DATASET SECTION
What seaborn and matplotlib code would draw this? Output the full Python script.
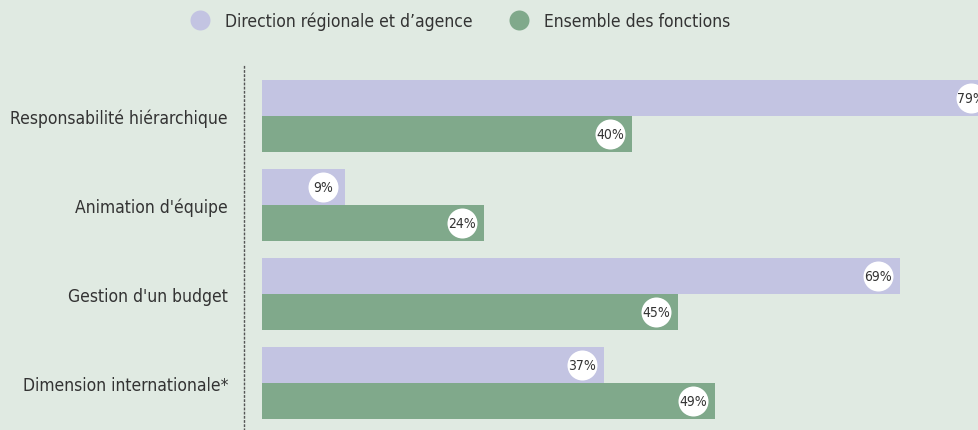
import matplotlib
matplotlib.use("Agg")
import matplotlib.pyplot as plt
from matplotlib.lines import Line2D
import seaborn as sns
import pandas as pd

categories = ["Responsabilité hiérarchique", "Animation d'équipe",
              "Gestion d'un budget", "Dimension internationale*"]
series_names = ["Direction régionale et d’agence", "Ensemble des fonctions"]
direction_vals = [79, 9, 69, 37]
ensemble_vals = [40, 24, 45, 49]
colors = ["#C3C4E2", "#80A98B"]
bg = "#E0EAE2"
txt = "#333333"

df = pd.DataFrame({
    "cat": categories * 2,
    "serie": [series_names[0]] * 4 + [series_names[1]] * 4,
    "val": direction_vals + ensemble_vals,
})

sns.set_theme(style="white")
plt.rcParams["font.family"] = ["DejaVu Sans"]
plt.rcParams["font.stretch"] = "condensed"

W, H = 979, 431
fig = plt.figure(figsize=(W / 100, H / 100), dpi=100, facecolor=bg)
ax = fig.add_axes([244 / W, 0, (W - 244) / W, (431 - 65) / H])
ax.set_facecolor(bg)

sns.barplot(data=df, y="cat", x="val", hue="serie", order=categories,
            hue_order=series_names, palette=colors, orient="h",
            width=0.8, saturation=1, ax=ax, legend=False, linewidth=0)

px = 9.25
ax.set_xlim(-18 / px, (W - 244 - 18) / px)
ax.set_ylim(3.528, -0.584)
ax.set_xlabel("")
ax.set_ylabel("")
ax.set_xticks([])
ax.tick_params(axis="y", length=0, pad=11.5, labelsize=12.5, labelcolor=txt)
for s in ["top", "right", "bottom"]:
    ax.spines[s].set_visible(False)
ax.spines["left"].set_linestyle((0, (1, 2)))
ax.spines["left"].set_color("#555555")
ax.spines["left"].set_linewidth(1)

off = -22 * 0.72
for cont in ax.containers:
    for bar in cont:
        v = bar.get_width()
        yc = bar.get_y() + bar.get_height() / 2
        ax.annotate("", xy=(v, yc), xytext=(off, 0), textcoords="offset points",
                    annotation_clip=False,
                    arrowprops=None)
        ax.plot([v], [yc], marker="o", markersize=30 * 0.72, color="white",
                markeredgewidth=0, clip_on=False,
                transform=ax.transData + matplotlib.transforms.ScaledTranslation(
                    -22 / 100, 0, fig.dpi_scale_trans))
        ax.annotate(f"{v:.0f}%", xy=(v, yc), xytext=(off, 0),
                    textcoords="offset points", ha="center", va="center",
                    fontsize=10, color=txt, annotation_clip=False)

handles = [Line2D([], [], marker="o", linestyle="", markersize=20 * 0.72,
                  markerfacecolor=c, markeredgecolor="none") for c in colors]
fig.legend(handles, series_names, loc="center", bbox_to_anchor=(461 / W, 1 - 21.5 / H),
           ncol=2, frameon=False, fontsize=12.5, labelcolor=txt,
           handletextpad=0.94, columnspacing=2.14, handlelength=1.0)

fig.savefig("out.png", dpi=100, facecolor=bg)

WORK INSTRUCTIONS
Copy all the data exactly as written, but skip any picture.

OUTPUT FOR THIS TASK
What seaborn and matplotlib code would draw this? Output the full Python script.
import matplotlib
matplotlib.use("Agg")
import matplotlib.pyplot as plt
from matplotlib.lines import Line2D
import seaborn as sns
import pandas as pd

categories = ["Responsabilité hiérarchique", "Animation d'équipe",
              "Gestion d'un budget", "Dimension internationale*"]
series_names = ["Direction régionale et d’agence", "Ensemble des fonctions"]
direction_vals = [79, 9, 69, 37]
ensemble_vals = [40, 24, 45, 49]
colors = ["#C3C4E2", "#80A98B"]
bg = "#E0EAE2"
txt = "#333333"

df = pd.DataFrame({
    "cat": categories * 2,
    "serie": [series_names[0]] * 4 + [series_names[1]] * 4,
    "val": direction_vals + ensemble_vals,
})

sns.set_theme(style="white")
plt.rcParams["font.family"] = ["DejaVu Sans"]
plt.rcParams["font.stretch"] = "condensed"

W, H = 979, 431
fig = plt.figure(figsize=(W / 100, H / 100), dpi=100, facecolor=bg)
ax = fig.add_axes([244 / W, 0, (W - 244) / W, (431 - 65) / H])
ax.set_facecolor(bg)

sns.barplot(data=df, y="cat", x="val", hue="serie", order=categories,
            hue_order=series_names, palette=colors, orient="h",
            width=0.8, saturation=1, ax=ax, legend=False, linewidth=0)

px = 9.25
ax.set_xlim(-18 / px, (W - 244 - 18) / px)
ax.set_ylim(3.528, -0.584)
ax.set_xlabel("")
ax.set_ylabel("")
ax.set_xticks([])
ax.tick_params(axis="y", length=0, pad=11.5, labelsize=12.5, labelcolor=txt)
for s in ["top", "right", "bottom"]:
    ax.spines[s].set_visible(False)
ax.spines["left"].set_linestyle((0, (1, 2)))
ax.spines["left"].set_color("#555555")
ax.spines["left"].set_linewidth(1)

off = -22 * 0.72
for cont in ax.containers:
    for bar in cont:
        v = bar.get_width()
        yc = bar.get_y() + bar.get_height() / 2
        ax.annotate("", xy=(v, yc), xytext=(off, 0), textcoords="offset points",
                    annotation_clip=False,
                    arrowprops=None)
        ax.plot([v], [yc], marker="o", markersize=30 * 0.72, color="white",
                markeredgewidth=0, clip_on=False,
                transform=ax.transData + matplotlib.transforms.ScaledTranslation(
                    -22 / 100, 0, fig.dpi_scale_trans))
        ax.annotate(f"{v:.0f}%", xy=(v, yc), xytext=(off, 0),
                    textcoords="offset points", ha="center", va="center",
                    fontsize=10, color=txt, annotation_clip=False)

handles = [Line2D([], [], marker="o", linestyle="", markersize=20 * 0.72,
                  markerfacecolor=c, markeredgecolor="none") for c in colors]
fig.legend(handles, series_names, loc="center", bbox_to_anchor=(461 / W, 1 - 21.5 / H),
           ncol=2, frameon=False, fontsize=12.5, labelcolor=txt,
           handletextpad=0.94, columnspacing=2.14, handlelength=1.0)

fig.savefig("out.png", dpi=100, facecolor=bg)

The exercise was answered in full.